PROBLEM: Extract each line of the material that follows exactly and omit its pictures.

COLLECTED DATA:
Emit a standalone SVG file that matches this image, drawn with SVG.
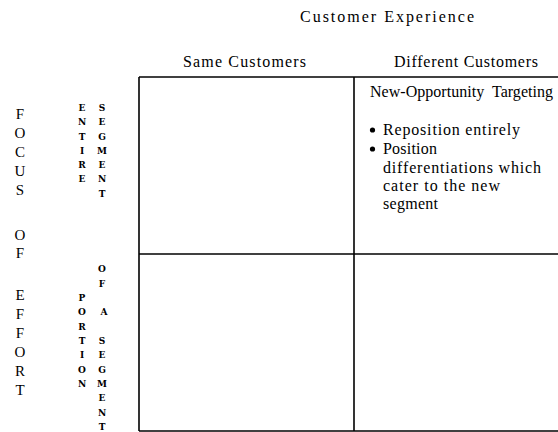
<svg xmlns="http://www.w3.org/2000/svg" width="558" height="432" viewBox="0 0 558 432">
<style>
.t{font-family:"Liberation Serif","Times New Roman",serif;font-size:16px;fill:#000}
.big{font-family:"Liberation Serif","Times New Roman",serif;font-size:15px;fill:#000;text-anchor:middle}
.sm{font-family:"DejaVu Serif","Liberation Serif",serif;font-size:10px;font-weight:bold;font-stretch:condensed;fill:#000;text-anchor:middle}
.ln{stroke:#000;stroke-width:1.6;fill:none}
.dot{fill:#000}
</style>
<rect width="558" height="432" fill="#fff"/>
<g id="header-customer-experience"><text class="t" x="300" y="22" textLength="174" lengthAdjust="spacing">Customer Experience</text></g>
<g id="header-same"><text class="t" x="183" y="67" textLength="123" lengthAdjust="spacing">Same Customers</text></g>
<g id="header-different"><text class="t" x="394" y="67" textLength="144" lengthAdjust="spacing">Different Customers</text></g>
<g id="focus-of-effort">
<text class="big" x="20" y="119">F</text>
<text class="big" x="20" y="138">O</text>
<text class="big" x="20" y="157">C</text>
<text class="big" x="20" y="176">U</text>
<text class="big" x="20" y="195">S</text>
<text class="big" x="20" y="240">O</text>
<text class="big" x="20" y="258">F</text>
<text class="big" x="20" y="300">E</text>
<text class="big" x="20" y="319">F</text>
<text class="big" x="20" y="338">F</text>
<text class="big" x="20" y="357">O</text>
<text class="big" x="20" y="376">R</text>
<text class="big" x="20" y="395">T</text>
</g>
<g id="entire-segment">
<text class="sm" x="82" y="111">E</text>
<text class="sm" x="82" y="125">N</text>
<text class="sm" x="82" y="140">T</text>
<text class="sm" x="82" y="154">I</text>
<text class="sm" x="82" y="168">R</text>
<text class="sm" x="82" y="182">E</text>
<text class="sm" x="102" y="111">S</text>
<text class="sm" x="102" y="125">E</text>
<text class="sm" x="102" y="140">G</text>
<text class="sm" x="102" y="154">M</text>
<text class="sm" x="102" y="168">E</text>
<text class="sm" x="102" y="182">N</text>
<text class="sm" x="102" y="197">T</text>
</g>
<g id="portion-of-a-segment">
<text class="sm" x="82" y="301">P</text>
<text class="sm" x="82" y="315">O</text>
<text class="sm" x="82" y="330">R</text>
<text class="sm" x="82" y="344">T</text>
<text class="sm" x="82" y="358">I</text>
<text class="sm" x="82" y="373">O</text>
<text class="sm" x="82" y="387">N</text>
<text class="sm" x="102" y="272">O</text>
<text class="sm" x="102" y="287">F</text>
<text class="sm" x="104" y="315">A</text>
<text class="sm" x="102" y="344">S</text>
<text class="sm" x="102" y="358">E</text>
<text class="sm" x="102" y="373">G</text>
<text class="sm" x="102" y="387">M</text>
<text class="sm" x="102" y="401">E</text>
<text class="sm" x="102" y="416">N</text>
<text class="sm" x="102" y="430">T</text>
</g>
<g id="grid">
<line class="ln" x1="139" y1="77" x2="558" y2="77"/>
<line class="ln" x1="139" y1="254" x2="558" y2="254"/>
<line class="ln" x1="139" y1="431" x2="558" y2="431"/>
<line class="ln" x1="139" y1="77" x2="139" y2="431"/>
<line class="ln" x1="354" y1="77" x2="354" y2="431"/>
</g>
<g id="cell-same-entire"/>
<g id="cell-different-entire">
<text class="t" x="370" y="97" textLength="183" lengthAdjust="spacing" xml:space="preserve">New-Opportunity  Targeting</text>
<circle class="dot" cx="372.5" cy="130" r="2.6"/>
<text class="t" x="383" y="135" textLength="137" lengthAdjust="spacing">Reposition entirely</text>
<circle class="dot" cx="372.5" cy="149" r="2.6"/>
<text class="t" x="383" y="154" textLength="54" lengthAdjust="spacing">Position</text>
<text class="t" x="383" y="173" textLength="158" lengthAdjust="spacing">differentiations which</text>
<text class="t" x="383" y="191" textLength="117" lengthAdjust="spacing">cater to the new</text>
<text class="t" x="383" y="209" textLength="55" lengthAdjust="spacing">segment</text>
</g>
<g id="cell-same-portion"/>
<g id="cell-different-portion"/>
</svg>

FULL ANSWER:
Emit a standalone SVG file that matches this image, drawn with SVG.
<svg xmlns="http://www.w3.org/2000/svg" width="558" height="432" viewBox="0 0 558 432">
<style>
.t{font-family:"Liberation Serif","Times New Roman",serif;font-size:16px;fill:#000}
.big{font-family:"Liberation Serif","Times New Roman",serif;font-size:15px;fill:#000;text-anchor:middle}
.sm{font-family:"DejaVu Serif","Liberation Serif",serif;font-size:10px;font-weight:bold;font-stretch:condensed;fill:#000;text-anchor:middle}
.ln{stroke:#000;stroke-width:1.6;fill:none}
.dot{fill:#000}
</style>
<rect width="558" height="432" fill="#fff"/>
<g id="header-customer-experience"><text class="t" x="300" y="22" textLength="174" lengthAdjust="spacing">Customer Experience</text></g>
<g id="header-same"><text class="t" x="183" y="67" textLength="123" lengthAdjust="spacing">Same Customers</text></g>
<g id="header-different"><text class="t" x="394" y="67" textLength="144" lengthAdjust="spacing">Different Customers</text></g>
<g id="focus-of-effort">
<text class="big" x="20" y="119">F</text>
<text class="big" x="20" y="138">O</text>
<text class="big" x="20" y="157">C</text>
<text class="big" x="20" y="176">U</text>
<text class="big" x="20" y="195">S</text>
<text class="big" x="20" y="240">O</text>
<text class="big" x="20" y="258">F</text>
<text class="big" x="20" y="300">E</text>
<text class="big" x="20" y="319">F</text>
<text class="big" x="20" y="338">F</text>
<text class="big" x="20" y="357">O</text>
<text class="big" x="20" y="376">R</text>
<text class="big" x="20" y="395">T</text>
</g>
<g id="entire-segment">
<text class="sm" x="82" y="111">E</text>
<text class="sm" x="82" y="125">N</text>
<text class="sm" x="82" y="140">T</text>
<text class="sm" x="82" y="154">I</text>
<text class="sm" x="82" y="168">R</text>
<text class="sm" x="82" y="182">E</text>
<text class="sm" x="102" y="111">S</text>
<text class="sm" x="102" y="125">E</text>
<text class="sm" x="102" y="140">G</text>
<text class="sm" x="102" y="154">M</text>
<text class="sm" x="102" y="168">E</text>
<text class="sm" x="102" y="182">N</text>
<text class="sm" x="102" y="197">T</text>
</g>
<g id="portion-of-a-segment">
<text class="sm" x="82" y="301">P</text>
<text class="sm" x="82" y="315">O</text>
<text class="sm" x="82" y="330">R</text>
<text class="sm" x="82" y="344">T</text>
<text class="sm" x="82" y="358">I</text>
<text class="sm" x="82" y="373">O</text>
<text class="sm" x="82" y="387">N</text>
<text class="sm" x="102" y="272">O</text>
<text class="sm" x="102" y="287">F</text>
<text class="sm" x="104" y="315">A</text>
<text class="sm" x="102" y="344">S</text>
<text class="sm" x="102" y="358">E</text>
<text class="sm" x="102" y="373">G</text>
<text class="sm" x="102" y="387">M</text>
<text class="sm" x="102" y="401">E</text>
<text class="sm" x="102" y="416">N</text>
<text class="sm" x="102" y="430">T</text>
</g>
<g id="grid">
<line class="ln" x1="139" y1="77" x2="558" y2="77"/>
<line class="ln" x1="139" y1="254" x2="558" y2="254"/>
<line class="ln" x1="139" y1="431" x2="558" y2="431"/>
<line class="ln" x1="139" y1="77" x2="139" y2="431"/>
<line class="ln" x1="354" y1="77" x2="354" y2="431"/>
</g>
<g id="cell-same-entire"/>
<g id="cell-different-entire">
<text class="t" x="370" y="97" textLength="183" lengthAdjust="spacing" xml:space="preserve">New-Opportunity  Targeting</text>
<circle class="dot" cx="372.5" cy="130" r="2.6"/>
<text class="t" x="383" y="135" textLength="137" lengthAdjust="spacing">Reposition entirely</text>
<circle class="dot" cx="372.5" cy="149" r="2.6"/>
<text class="t" x="383" y="154" textLength="54" lengthAdjust="spacing">Position</text>
<text class="t" x="383" y="173" textLength="158" lengthAdjust="spacing">differentiations which</text>
<text class="t" x="383" y="191" textLength="117" lengthAdjust="spacing">cater to the new</text>
<text class="t" x="383" y="209" textLength="55" lengthAdjust="spacing">segment</text>
</g>
<g id="cell-same-portion"/>
<g id="cell-different-portion"/>
</svg>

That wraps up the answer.